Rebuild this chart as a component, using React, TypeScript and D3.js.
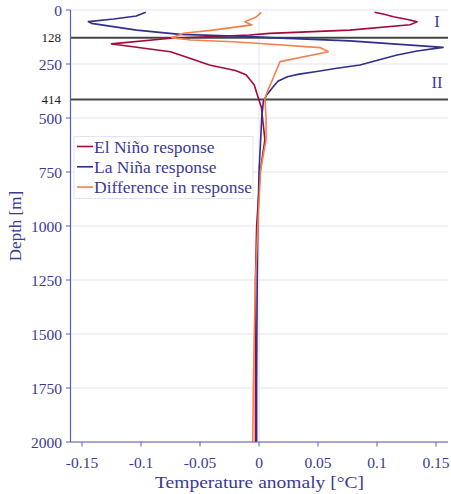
import React from "react";
import * as d3 from "d3";

const elNinoDepth = [10, 20, 31, 45, 55, 68, 93, 108, 116, 131, 157, 162, 193, 225, 255, 280, 300, 347, 400, 450, 500, 600, 750, 1000, 1250, 1500, 1750, 2000];
const elNinoValue = [0.098, 0.106, 0.114, 0.127, 0.134, 0.128, 0.077, 0.009, -0.008, -0.075, -0.125, -0.118, -0.075, -0.058, -0.042, -0.02, -0.011, -0.004, -0.001, 0.002, 0.003, 0.005, 0.001, -0.002, -0.003, -0.003, -0.003, -0.003];

const laNinaDepth = [10, 28, 42, 54, 62, 93, 113, 123, 128, 143, 173, 190, 208, 230, 255, 270, 285, 297, 309, 330, 355, 393, 424, 500, 600, 750, 1000, 1250, 1500, 1750, 2000];
const laNinaValue = [-0.096, -0.104, -0.123, -0.1446, -0.142, -0.1037, -0.067, -0.0076, 0.009, 0.077, 0.156, 0.134, 0.117, 0.102, 0.0856, 0.066, 0.049, 0.034, 0.024, 0.016, 0.012, 0.0065, 0.0037, 0.0023, 0.0014, 0.0, -0.001, -0.0015, -0.0018, -0.002, -0.002];

const diffDepth = [11, 31, 54, 69, 93, 108, 128, 139, 147, 155, 174, 193, 239, 332, 370, 409, 500, 600, 740, 1000, 1250, 1500, 1750, 2000];
const diffValue = [0.002, -0.002, -0.012, -0.006, -0.039, -0.064, -0.074, -0.058, -0.022, 0.001, 0.0517, 0.0588, 0.0178, 0.0107, 0.0076, 0.005, 0.006, 0.006, 0.0014, -0.001, -0.003, -0.004, -0.0048, -0.0053];

const xTicks = [-0.15, -0.1, -0.05, 0, 0.05, 0.1, 0.15];
const yTicks = [0, 250, 500, 750, 1000, 1250, 1500, 1750, 2000];
const layerDepths = [128, 414];
const layerNames = ["I", "II"];
const layerLabelDepths = [55, 335];

const seriesNames = ["El Niño response", "La Niña response", "Difference in response"];
const seriesColors = ["#a3093a", "#2f2f8c", "#f5804f"];

const W = 451;
const H = 494;
const left = 70.5;
const right = 448;
const top = 10;
const bottom = 442;

export default function App() {
  const x = d3.scaleLinear().domain([-0.16, 0.16]).range([70.2, 447.8]);
  const y = d3.scaleLinear().domain([0, 2000]).range([top, bottom]);
  const line = d3
    .line<[number, number]>()
    .x((d) => x(d[1]))
    .y((d) => y(d[0]));

  const series = [
    d3.zip(elNinoDepth, elNinoValue) as [number, number][],
    d3.zip(laNinaDepth, laNinaValue) as [number, number][],
    d3.zip(diffDepth, diffValue) as [number, number][],
  ];

  const txt = "#3a3a98";
  const axisCol = "#5c5cb8";
  const grid = "#e2e2f2";
  const font = "'Liberation Serif', 'Times New Roman', serif";

  return (
    <svg width={W} height={H} style={{ position: "absolute", left: 0, top: 0, background: "#fff" }} fontFamily={font}>
      {yTicks.map((t) => (
        <line key={"gy" + t} x1={left} x2={right} y1={y(t)} y2={y(t)} stroke={grid} strokeWidth={1} />
      ))}
      <line x1={x(0)} x2={x(0)} y1={top} y2={bottom} stroke={grid} strokeWidth={1} />

      {layerDepths.map((d) => (
        <line key={"l" + d} x1={left} x2={right} y1={y(d)} y2={y(d)} stroke="#444" strokeWidth={2} />
      ))}
      {layerNames.map((n, i) => (
        <text key={n} x={437} y={y(layerLabelDepths[i])} textAnchor="middle" dominantBaseline="central" fontSize={16.5} fill={txt}>
          {n}
        </text>
      ))}

      {series.map((s, i) => (
        <path key={i} d={line(s) || ""} fill="none" stroke={seriesColors[i]} strokeWidth={1.6} strokeLinejoin="round" />
      ))}

      <line x1={left} x2={left} y1={top} y2={bottom} stroke={axisCol} strokeWidth={1.2} />
      <line x1={left} x2={right} y1={bottom} y2={bottom} stroke={axisCol} strokeWidth={1.2} />
      {yTicks.map((t) => (
        <g key={"ty" + t}>
          <line x1={left - 4.5} x2={left} y1={y(t)} y2={y(t)} stroke={axisCol} strokeWidth={1} />
          <text x={62} y={y(t)} textAnchor="end" dominantBaseline="central" fontSize={15.5} fill={txt}>
            {t}
          </text>
        </g>
      ))}
      {layerDepths.map((d) => (
        <text key={"tl" + d} x={61} y={y(d)} textAnchor="end" dominantBaseline="central" fontSize={13} fill="#222">
          {d}
        </text>
      ))}
      {xTicks.map((t) => (
        <g key={"tx" + t}>
          <line x1={x(t)} x2={x(t)} y1={bottom} y2={bottom + 4.5} stroke={axisCol} strokeWidth={1} />
          <text x={x(t)} y={462} textAnchor="middle" dominantBaseline="central" fontSize={15.5} fill={txt}>
            {String(t)}
          </text>
        </g>
      ))}
      <text x={259.5} y={482} textAnchor="middle" dominantBaseline="central" fontSize={17} fill={txt} textLength={209} lengthAdjust="spacingAndGlyphs">
        Temperature anomaly [°C]
      </text>
      <text transform={`translate(15,${(top + bottom) / 2}) rotate(-90)`} textAnchor="middle" dominantBaseline="central" fontSize={17} fill={txt}>
        Depth [m]
      </text>

      <rect x={74} y={136.5} width={179} height={62} fill="#fff" stroke="#e4e4f0" strokeWidth={1} />
      {seriesNames.map((n, i) => (
        <g key={n}>
          <line x1={77} x2={93} y1={146.5 + i * 20.3} y2={146.5 + i * 20.3} stroke={seriesColors[i]} strokeWidth={1.6} />
          <text x={94} y={146.5 + i * 20.3} dominantBaseline="central" fontSize={17.5} fill={txt}>
            {n}
          </text>
        </g>
      ))}
    </svg>
  );
}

────────────────────

== Stated exercise ==
Write out the whole listing exactly, and drop the pictures.

== Expected output ==
Rebuild this chart as a component, using React, TypeScript and D3.js.
import React from "react";
import * as d3 from "d3";

const elNinoDepth = [10, 20, 31, 45, 55, 68, 93, 108, 116, 131, 157, 162, 193, 225, 255, 280, 300, 347, 400, 450, 500, 600, 750, 1000, 1250, 1500, 1750, 2000];
const elNinoValue = [0.098, 0.106, 0.114, 0.127, 0.134, 0.128, 0.077, 0.009, -0.008, -0.075, -0.125, -0.118, -0.075, -0.058, -0.042, -0.02, -0.011, -0.004, -0.001, 0.002, 0.003, 0.005, 0.001, -0.002, -0.003, -0.003, -0.003, -0.003];

const laNinaDepth = [10, 28, 42, 54, 62, 93, 113, 123, 128, 143, 173, 190, 208, 230, 255, 270, 285, 297, 309, 330, 355, 393, 424, 500, 600, 750, 1000, 1250, 1500, 1750, 2000];
const laNinaValue = [-0.096, -0.104, -0.123, -0.1446, -0.142, -0.1037, -0.067, -0.0076, 0.009, 0.077, 0.156, 0.134, 0.117, 0.102, 0.0856, 0.066, 0.049, 0.034, 0.024, 0.016, 0.012, 0.0065, 0.0037, 0.0023, 0.0014, 0.0, -0.001, -0.0015, -0.0018, -0.002, -0.002];

const diffDepth = [11, 31, 54, 69, 93, 108, 128, 139, 147, 155, 174, 193, 239, 332, 370, 409, 500, 600, 740, 1000, 1250, 1500, 1750, 2000];
const diffValue = [0.002, -0.002, -0.012, -0.006, -0.039, -0.064, -0.074, -0.058, -0.022, 0.001, 0.0517, 0.0588, 0.0178, 0.0107, 0.0076, 0.005, 0.006, 0.006, 0.0014, -0.001, -0.003, -0.004, -0.0048, -0.0053];

const xTicks = [-0.15, -0.1, -0.05, 0, 0.05, 0.1, 0.15];
const yTicks = [0, 250, 500, 750, 1000, 1250, 1500, 1750, 2000];
const layerDepths = [128, 414];
const layerNames = ["I", "II"];
const layerLabelDepths = [55, 335];

const seriesNames = ["El Niño response", "La Niña response", "Difference in response"];
const seriesColors = ["#a3093a", "#2f2f8c", "#f5804f"];

const W = 451;
const H = 494;
const left = 70.5;
const right = 448;
const top = 10;
const bottom = 442;

export default function App() {
  const x = d3.scaleLinear().domain([-0.16, 0.16]).range([70.2, 447.8]);
  const y = d3.scaleLinear().domain([0, 2000]).range([top, bottom]);
  const line = d3
    .line<[number, number]>()
    .x((d) => x(d[1]))
    .y((d) => y(d[0]));

  const series = [
    d3.zip(elNinoDepth, elNinoValue) as [number, number][],
    d3.zip(laNinaDepth, laNinaValue) as [number, number][],
    d3.zip(diffDepth, diffValue) as [number, number][],
  ];

  const txt = "#3a3a98";
  const axisCol = "#5c5cb8";
  const grid = "#e2e2f2";
  const font = "'Liberation Serif', 'Times New Roman', serif";

  return (
    <svg width={W} height={H} style={{ position: "absolute", left: 0, top: 0, background: "#fff" }} fontFamily={font}>
      {yTicks.map((t) => (
        <line key={"gy" + t} x1={left} x2={right} y1={y(t)} y2={y(t)} stroke={grid} strokeWidth={1} />
      ))}
      <line x1={x(0)} x2={x(0)} y1={top} y2={bottom} stroke={grid} strokeWidth={1} />

      {layerDepths.map((d) => (
        <line key={"l" + d} x1={left} x2={right} y1={y(d)} y2={y(d)} stroke="#444" strokeWidth={2} />
      ))}
      {layerNames.map((n, i) => (
        <text key={n} x={437} y={y(layerLabelDepths[i])} textAnchor="middle" dominantBaseline="central" fontSize={16.5} fill={txt}>
          {n}
        </text>
      ))}

      {series.map((s, i) => (
        <path key={i} d={line(s) || ""} fill="none" stroke={seriesColors[i]} strokeWidth={1.6} strokeLinejoin="round" />
      ))}

      <line x1={left} x2={left} y1={top} y2={bottom} stroke={axisCol} strokeWidth={1.2} />
      <line x1={left} x2={right} y1={bottom} y2={bottom} stroke={axisCol} strokeWidth={1.2} />
      {yTicks.map((t) => (
        <g key={"ty" + t}>
          <line x1={left - 4.5} x2={left} y1={y(t)} y2={y(t)} stroke={axisCol} strokeWidth={1} />
          <text x={62} y={y(t)} textAnchor="end" dominantBaseline="central" fontSize={15.5} fill={txt}>
            {t}
          </text>
        </g>
      ))}
      {layerDepths.map((d) => (
        <text key={"tl" + d} x={61} y={y(d)} textAnchor="end" dominantBaseline="central" fontSize={13} fill="#222">
          {d}
        </text>
      ))}
      {xTicks.map((t) => (
        <g key={"tx" + t}>
          <line x1={x(t)} x2={x(t)} y1={bottom} y2={bottom + 4.5} stroke={axisCol} strokeWidth={1} />
          <text x={x(t)} y={462} textAnchor="middle" dominantBaseline="central" fontSize={15.5} fill={txt}>
            {String(t)}
          </text>
        </g>
      ))}
      <text x={259.5} y={482} textAnchor="middle" dominantBaseline="central" fontSize={17} fill={txt} textLength={209} lengthAdjust="spacingAndGlyphs">
        Temperature anomaly [°C]
      </text>
      <text transform={`translate(15,${(top + bottom) / 2}) rotate(-90)`} textAnchor="middle" dominantBaseline="central" fontSize={17} fill={txt}>
        Depth [m]
      </text>

      <rect x={74} y={136.5} width={179} height={62} fill="#fff" stroke="#e4e4f0" strokeWidth={1} />
      {seriesNames.map((n, i) => (
        <g key={n}>
          <line x1={77} x2={93} y1={146.5 + i * 20.3} y2={146.5 + i * 20.3} stroke={seriesColors[i]} strokeWidth={1.6} />
          <text x={94} y={146.5 + i * 20.3} dominantBaseline="central" fontSize={17.5} fill={txt}>
            {n}
          </text>
        </g>
      ))}
    </svg>
  );
}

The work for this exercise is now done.